The awards recognize people who do good work in the area covered by the diocese, “people that are leadership from the community, as well as church leaders, as well as just extraordinary people who never get accounted for for the work they do,” said Nell Lester, coordinator of Black Catholic Ministry.

Connie Hornung of Lima, who is Jewish, and the Rev. Denis Ward, pastor of Lima's Second Baptist Church Baptist, are among the recipients. Three Roman Catholics from Toledo—Deacon John Algee III, Deacon Jose Romo, and Sister Virginia Welsh—are being honored. Three other Catholics also will be recognized as drum majors: Martha Jones of Mansfield, the Rev. Charles Obinwa of Lima who serves a parish in Fort Jennings, and Walter Potts of Lima.

The Drum Major Awards name comes from a sermon the Rev. King preached Feb. 4, 1968. The drum major instinct is “a desire to be out front, a desire to lead the parade, a desire to be first,” which is common in all people, the Rev. King said. “We all want to be important, to surpass others, to achieve distinction, to lead the parade.”

The desire to be the person in front can cause problems, the Rev. King said, but he preached that “Jesus gave us a new norm of greatness. If you want to be important—wonderful. If you want to be recognized—wonderful. If you want to be great—wonderful. But recognize that he who is greatest among you shall be your servant.”

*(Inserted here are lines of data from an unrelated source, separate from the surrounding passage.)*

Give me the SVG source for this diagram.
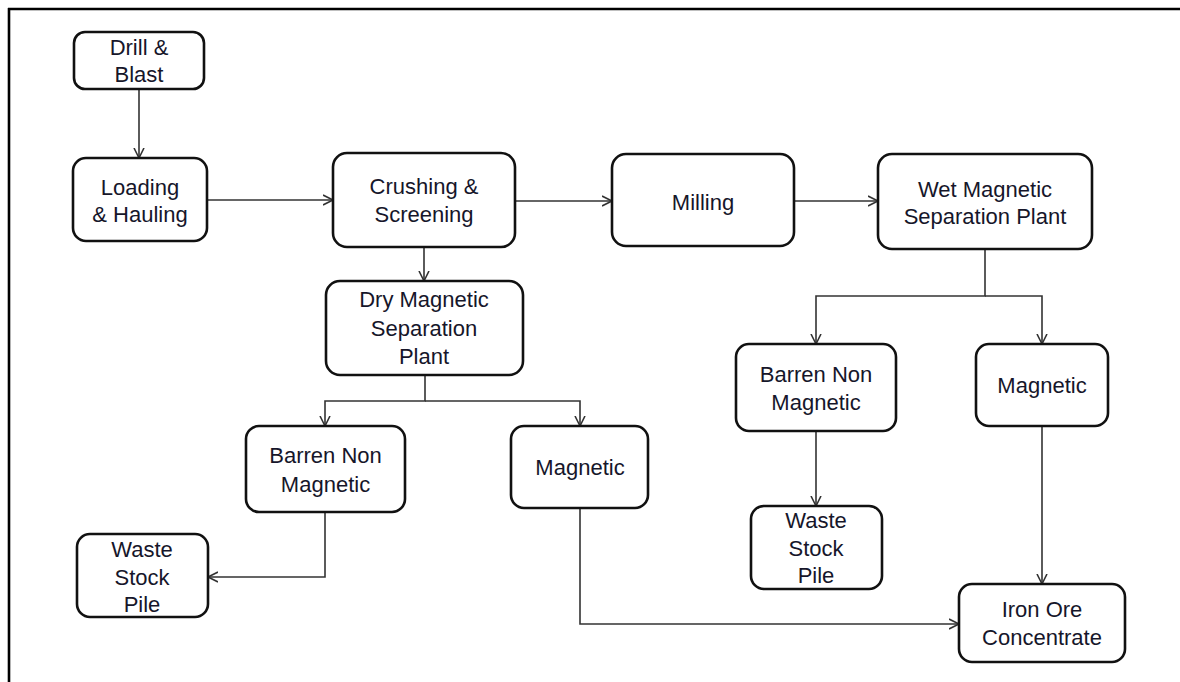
<svg xmlns="http://www.w3.org/2000/svg" width="1180" height="682" viewBox="0 0 1180 682">
<defs>
<marker id="arr" markerUnits="userSpaceOnUse" markerWidth="12" markerHeight="12" refX="10" refY="5" orient="auto" viewBox="0 0 12 10">
<path d="M0,0 L10,5 L0,10" fill="none" stroke="#333" stroke-width="1.6"/>
</marker>
<style>
.box{fill:#fff;stroke:#111;stroke-width:2.6}
.t{font-family:"Liberation Sans",Arial,sans-serif;font-size:22px;fill:#16162a;text-anchor:middle}
.c{fill:none;stroke:#333;stroke-width:1.6}
</style>
</defs>
<rect width="1180" height="682" fill="#fff"/>
<path d="M8,9 H1180 M9,8 V682" stroke="#000" stroke-width="2.6" fill="none"/>
<g id="connectors">
<path class="c" d="M139,89 V158" marker-end="url(#arr)"/>
<path class="c" d="M207,200 H333" marker-end="url(#arr)"/>
<path class="c" d="M515,201 H612" marker-end="url(#arr)"/>
<path class="c" d="M794,201 H878" marker-end="url(#arr)"/>
<path class="c" d="M424,247 V281" marker-end="url(#arr)"/>
<path class="c" d="M425,375 V401 H325 V426" marker-end="url(#arr)"/>
<path class="c" d="M425,401 H580 V426" marker-end="url(#arr)"/>
<path class="c" d="M325,512 V577 H208" marker-end="url(#arr)"/>
<path class="c" d="M580,508 V624 H959" marker-end="url(#arr)"/>
<path class="c" d="M985,249 V296 H816 V344" marker-end="url(#arr)"/>
<path class="c" d="M985,296 H1042 V344" marker-end="url(#arr)"/>
<path class="c" d="M816,431 V506" marker-end="url(#arr)"/>
<path class="c" d="M1042,426 V584" marker-end="url(#arr)"/>
</g>
<g id="drill">
<rect class="box" x="74" y="32" width="130" height="57" rx="11"/>
<text class="t" x="139" y="55">Drill &amp;</text>
<text class="t" x="139" y="82">Blast</text>
</g>
<g id="loading">
<rect class="box" x="73" y="158" width="134" height="83" rx="13"/>
<text class="t" x="140" y="195">Loading</text>
<text class="t" x="140" y="222">&amp; Hauling</text>
</g>
<g id="crushing">
<rect class="box" x="333" y="153" width="182" height="94" rx="14"/>
<text class="t" x="424" y="194">Crushing &amp;</text>
<text class="t" x="424" y="222">Screening</text>
</g>
<g id="milling">
<rect class="box" x="612" y="154" width="182" height="92" rx="14"/>
<text class="t" x="703" y="210">Milling</text>
</g>
<g id="wet">
<rect class="box" x="878" y="154" width="214" height="95" rx="14"/>
<text class="t" x="985" y="197">Wet Magnetic</text>
<text class="t" x="985" y="224">Separation Plant</text>
</g>
<g id="dry">
<rect class="box" x="326" y="281" width="197" height="94" rx="14"/>
<text class="t" x="424" y="307">Dry Magnetic</text>
<text class="t" x="424" y="336">Separation</text>
<text class="t" x="424" y="364">Plant</text>
</g>
<g id="dry-barren">
<rect class="box" x="246" y="426" width="159" height="86" rx="13"/>
<text class="t" x="325.5" y="463">Barren Non</text>
<text class="t" x="325.5" y="492">Magnetic</text>
</g>
<g id="dry-magnetic">
<rect class="box" x="511" y="426" width="137" height="82" rx="13"/>
<text class="t" x="580" y="475">Magnetic</text>
</g>
<g id="waste-left">
<rect class="box" x="77" y="534" width="131" height="83" rx="13"/>
<text class="t" x="142" y="557">Waste</text>
<text class="t" x="142" y="585">Stock</text>
<text class="t" x="142" y="612">Pile</text>
</g>
<g id="wet-barren">
<rect class="box" x="736" y="344" width="160" height="87" rx="13"/>
<text class="t" x="816" y="382">Barren Non</text>
<text class="t" x="816" y="410">Magnetic</text>
</g>
<g id="wet-magnetic">
<rect class="box" x="976" y="344" width="132" height="82" rx="13"/>
<text class="t" x="1042" y="393">Magnetic</text>
</g>
<g id="waste-right">
<rect class="box" x="751" y="506" width="131" height="83" rx="13"/>
<text class="t" x="816" y="528">Waste</text>
<text class="t" x="816" y="556">Stock</text>
<text class="t" x="816" y="583">Pile</text>
</g>
<g id="iron-ore">
<rect class="box" x="959" y="584" width="166" height="78" rx="13"/>
<text class="t" x="1042" y="617">Iron Ore</text>
<text class="t" x="1042" y="645">Concentrate</text>
</g>
</svg>
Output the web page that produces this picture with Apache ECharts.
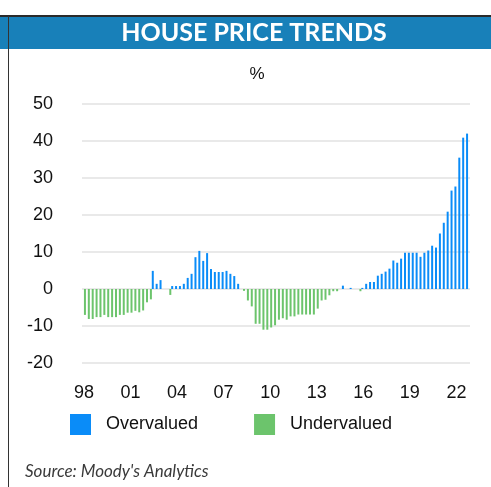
<!DOCTYPE html>
<html>
<head>
<meta charset="utf-8">
<title>House price trends</title>
<script src="https://cdn.jsdelivr.net/npm/echarts@6/dist/echarts.min.js"></script>
<style>
  html, body { margin: 0; padding: 0; background: #fff; }
  #chart { width: 491px; height: 487px; }
</style>
</head>
<body>
<div id="chart"></div>
<script>
// quarterly valuation gap, % (1998Q1 .. 2022Q4)
const valuation = [
    -7.0, -8.1, -8.1, -7.6, -7.6, -7.0, -7.6, -7.6, -7.6, -7.0,
    -7.0, -6.4, -6.4, -5.9, -6.3, -5.8, -3.6, -2.8, 4.9, 1.4,
    2.4, 0, -1.6, 0.8, 0.8, 0.8, 1.4, 3.0, 4.1, 8.6,
    10.3, 7.6, 9.7, 5.4, 4.6, 4.6, 4.6, 4.9, 4.1, 3.5,
    1.4, -0.5, -3.1, -4.7, -9.4, -9.4, -11.0, -11.0, -10.4, -9.8,
    -8.3, -7.9, -8.3, -7.4, -7.4, -6.9, -6.9, -6.9, -6.9, -6.9,
    -5.3, -3.1, -2.9, -1.7, -0.6, -0.6, 0, 0.9, 0, 0.3,
    0, -0.6, 0.3, 1.4, 1.9, 1.9, 3.6, 4.1, 4.7, 5.5,
    7.7, 7.1, 8.2, 9.8, 9.8, 9.8, 9.8, 8.7, 9.8, 10.4,
    11.7, 11.2, 15.0, 17.9, 20.9, 26.6, 27.7, 35.5, 40.9, 42.0
];
const years = [1998, 1999, 2000, 2001, 2002, 2003, 2004, 2005, 2006, 2007, 2008, 2009, 2010,
    2011, 2012, 2013, 2014, 2015, 2016, 2017, 2018, 2019, 2020, 2021, 2022];
const yearTicks = ['98', '01', '04', '07', '10', '13', '16', '19', '22'];
const seriesNames = ['Overvalued', 'Undervalued'];
const colors = ['#0a8cf8', '#6cc46c'];

let categories = [];
years.forEach(y => {
    for (let q = 1; q <= 4; q++) categories.push(y + 'Q' + q);
});

const overvalued = valuation.map(v => (v > 0 ? v : null));
const undervalued = valuation.map(v => (v < 0 ? v : null));

const chart = echarts.init(document.getElementById('chart'));

chart.setOption({
    animation: false,
    title: [
        {
            text: 'HOUSE PRICE TRENDS',
            left: 254, top: 20, textAlign: 'center', padding: 0,
            textStyle: {color: '#fff', fontSize: 25, fontWeight: 'bold', fontFamily: 'Lato'}
        },
        {
            text: '%',
            left: 257, top: 66, textAlign: 'center', padding: 0,
            textStyle: {color: '#111', fontSize: 17, fontWeight: 'normal', fontFamily: 'Liberation Sans'}
        },
        {
            text: "Source: Moody's Analytics",
            left: 25, top: 463, padding: 0,
            textStyle: {color: '#3a3a3a', fontSize: 17, fontWeight: 'normal', fontStyle: 'italic', fontFamily: 'Lato'}
        }
    ],
    graphic: [
        {type: 'rect', z: -1, shape: {x: 0, y: 17, width: 491, height: 32}, style: {fill: '#1880b9'}},
        {type: 'line', shape: {x1: 0, y1: 16, x2: 491, y2: 16}, style: {stroke: '#2a2a2a', lineWidth: 2}},
        {type: 'line', shape: {x1: 8.5, y1: 16, x2: 8.5, y2: 487}, style: {stroke: '#333', lineWidth: 1}}
    ],
    legend: {
        data: seriesNames,
        left: 70, top: 414,
        padding: 0,
        icon: 'rect',
        itemWidth: 21, itemHeight: 21,
        itemGap: 56,
        textStyle: {fontSize: 18, color: '#111', fontFamily: 'Liberation Sans', padding: [0, 0, 0, 10]}
    },
    grid: {left: 82, right: 21, top: 104, bottom: 124},
    xAxis: {
        type: 'category',
        data: categories,
        axisLine: {show: false, onZero: false},
        axisTick: {show: false},
        axisLabel: {
            interval: (i) => i % 12 === 0,
            formatter: (v, i) => yearTicks[i / 12],
            fontSize: 18, color: '#111', fontFamily: 'Liberation Sans',
            margin: 21
        }
    },
    yAxis: {
        type: 'value',
        min: -20, max: 50, interval: 10,
        axisLine: {show: false},
        axisTick: {show: false},
        axisLabel: {fontSize: 18, color: '#111', fontFamily: 'Liberation Sans', margin: 29},
        splitLine: {lineStyle: {color: '#e2e2e2', width: 1.5}}
    },
    series: [
        {
            name: seriesNames[0], type: 'bar', data: overvalued,
            barWidth: 2, barGap: '0%',
            itemStyle: {color: colors[0]}
        },
        {
            name: seriesNames[1], type: 'bar', data: undervalued,
            barWidth: 2,
            itemStyle: {color: colors[1]}
        }
    ]
});
</script>
</body>
</html>
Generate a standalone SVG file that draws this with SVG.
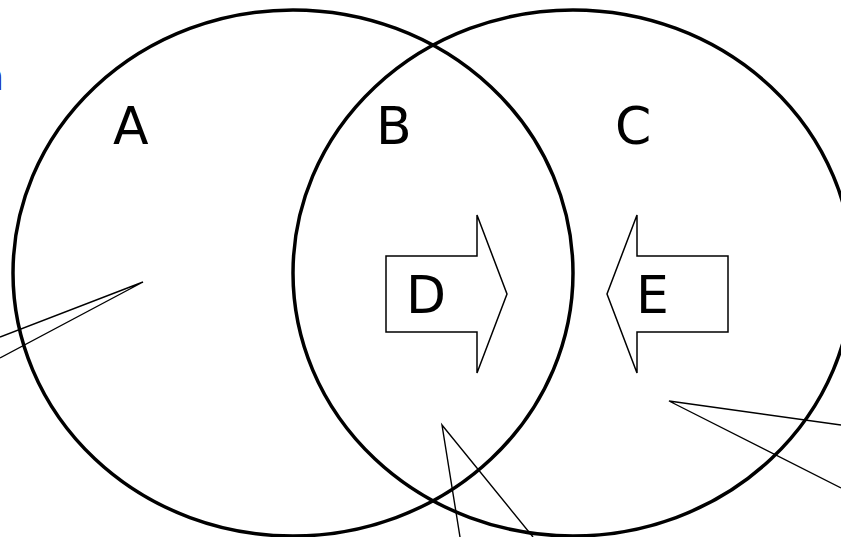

So Drum Major Awards recognize the servant aspect of leaders.

The Black Catholic Ministry office is in transition after its director, Michael Youngblood, died in 2011. “We're under construction,” Mrs. Lester said. “We have set together an advisory team that is working hard on getting things in the upcoming year together to present to the communities in our diocese.”

Black Catholics “are just a culture in the church sharing our gifts just like everybody else,” Mrs. Lester said. “You have your Italian culture, you have your German culture, you have your Irish culture. Well, we are black Catholic culture. We have a culture in the church and we have our gifts to share in the church.”

Mrs. Lester said that “Black Catholic Ministry” is used for the office name rather than using the term African American because the people are from many places. “Black Catholics can be from Haiti, can be from Jamaica, can be from Africa,” she said. “'African American Catholics' is basically the term that is used for people that are born of native African Americans, so when you put the term African American Catholic, it takes away from people from Jamaica, from Haiti, from Peru, from all over. So if we say black Catholics, well, then, that unites everybody because you have black Puerto Ricans, you have black people of different cultures all over. You don't want to exclude anybody from bringing their gifts to the church.”

Black Catholic Ministry works in Catholic education for one of its programs. “In our schools we have an abundant amount of children who are kids that are coming in from voucher programs, and a lot of them aren't aware of black Catholics in the church, in our diocese,” Mrs. Lester said. The office started sending black Catholic laypeople, priests, deacons, and nuns to give presentations in the schools as role models. "Possibly, maybe, one of those young men or women might want to become a priest, deacon, or a nun" after seeing the black Catholics doing church work. "When people see themselves in something, they want to be a part of it,” she said.